Repeat exactly the lines running from the first line of the data to the line containing "import pandas as pd", both ends included, and nothing else; drop the pictures.

**Data excerpt**
────────

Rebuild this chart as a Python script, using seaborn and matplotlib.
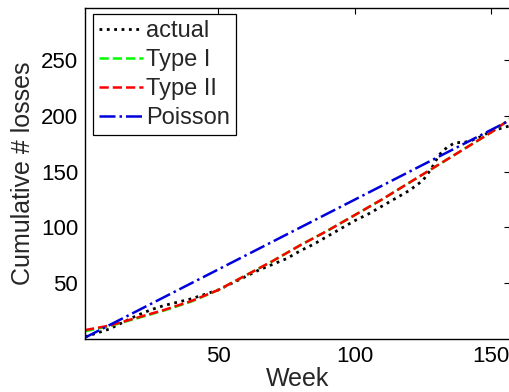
import matplotlib
matplotlib.use("Agg")
import matplotlib.pyplot as plt
import seaborn as sns
import pandas as pd

# ---- data ----
actual_weeks = [1, 5, 10, 15, 20, 25, 30, 35, 40, 45, 50, 55, 60, 65, 70, 75, 80,
                85, 90, 95, 100, 105, 110, 115, 120, 125, 128, 131, 134, 137, 140,
                143, 146, 150, 154, 157]
actual_vals = [2, 5, 9, 15, 21, 26, 30, 33, 36, 40, 44, 50, 56, 62, 67, 72, 79,
               85, 92, 99, 106, 112, 119, 126, 133, 142, 152, 165, 172, 176, 176,
               178, 181, 186, 189, 191]

model_weeks = [1, 10, 20, 30, 40, 50, 60, 70, 80, 90, 100, 110, 120, 130, 140, 150, 157]
type1_vals = [7, 11.5, 18.5, 25.5, 33.5, 44, 57, 70, 84, 97, 111, 125, 140, 155, 170, 185, 197]
type2_vals = [8, 12, 19, 26, 34, 44, 57, 70, 84, 97, 111, 125, 140, 155, 170, 185, 197]

poisson_weeks = [1, 157]
poisson_vals = [1.25, 196]

x_ticks = [50, 100, 150]
y_ticks = [50, 100, 150, 200, 250]

sns.set_style("white")
plt.rcParams['font.family'] = ['Liberation Sans', 'DejaVu Sans']

fig = plt.figure(figsize=(5.09, 3.92), dpi=100)
ax = fig.add_axes([85 / 509, 53 / 392, 425 / 509, 331.5 / 392])

df_a = pd.DataFrame({"Week": actual_weeks, "v": actual_vals})
df_1 = pd.DataFrame({"Week": model_weeks, "v": type1_vals})
df_2 = pd.DataFrame({"Week": model_weeks, "v": type2_vals})
df_p = pd.DataFrame({"Week": poisson_weeks, "v": poisson_vals})

sns.lineplot(data=df_a, x="Week", y="v", ax=ax, color="black", linestyle=":",
             linewidth=2.0, label="actual")
sns.lineplot(data=df_1, x="Week", y="v", ax=ax, color="#00ff00", linestyle="--",
             linewidth=1.8, label="Type I")
sns.lineplot(data=df_2, x="Week", y="v", ax=ax, color="#ff0000", linestyle="--",
             linewidth=1.8, label="Type II")
sns.lineplot(data=df_p, x="Week", y="v", ax=ax, color="#0000dd", linestyle="-.",
             linewidth=1.8, label="Poisson")

ax.set_xlim(1, 157)
ax.set_ylim(0, 297)
ax.set_xticks(x_ticks)
ax.set_yticks(y_ticks)
ax.tick_params(direction="in", length=4, width=0.8, top=True, right=True,
               labelsize=16, pad=5, colors="black")
for s in ax.spines.values():
    s.set_color("black")
    s.set_linewidth(1.0)

ax.set_xlabel("Week", fontsize=18, labelpad=0)
ax.set_ylabel("Cumulative # losses", fontsize=18, labelpad=4)

leg = ax.legend(loc="upper left", bbox_to_anchor=(0.018, 0.98), fontsize=17,
                frameon=True, fancybox=False, framealpha=1, edgecolor="black",
                handlelength=1.9, handletextpad=0.1, borderpad=0.25,
                labelspacing=0.3, borderaxespad=0)
leg.get_frame().set_linewidth(0.9)

fig.savefig("out.png", dpi=100)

────────

**Answer in full**
Rebuild this chart as a Python script, using seaborn and matplotlib.
import matplotlib
matplotlib.use("Agg")
import matplotlib.pyplot as plt
import seaborn as sns
import pandas as pd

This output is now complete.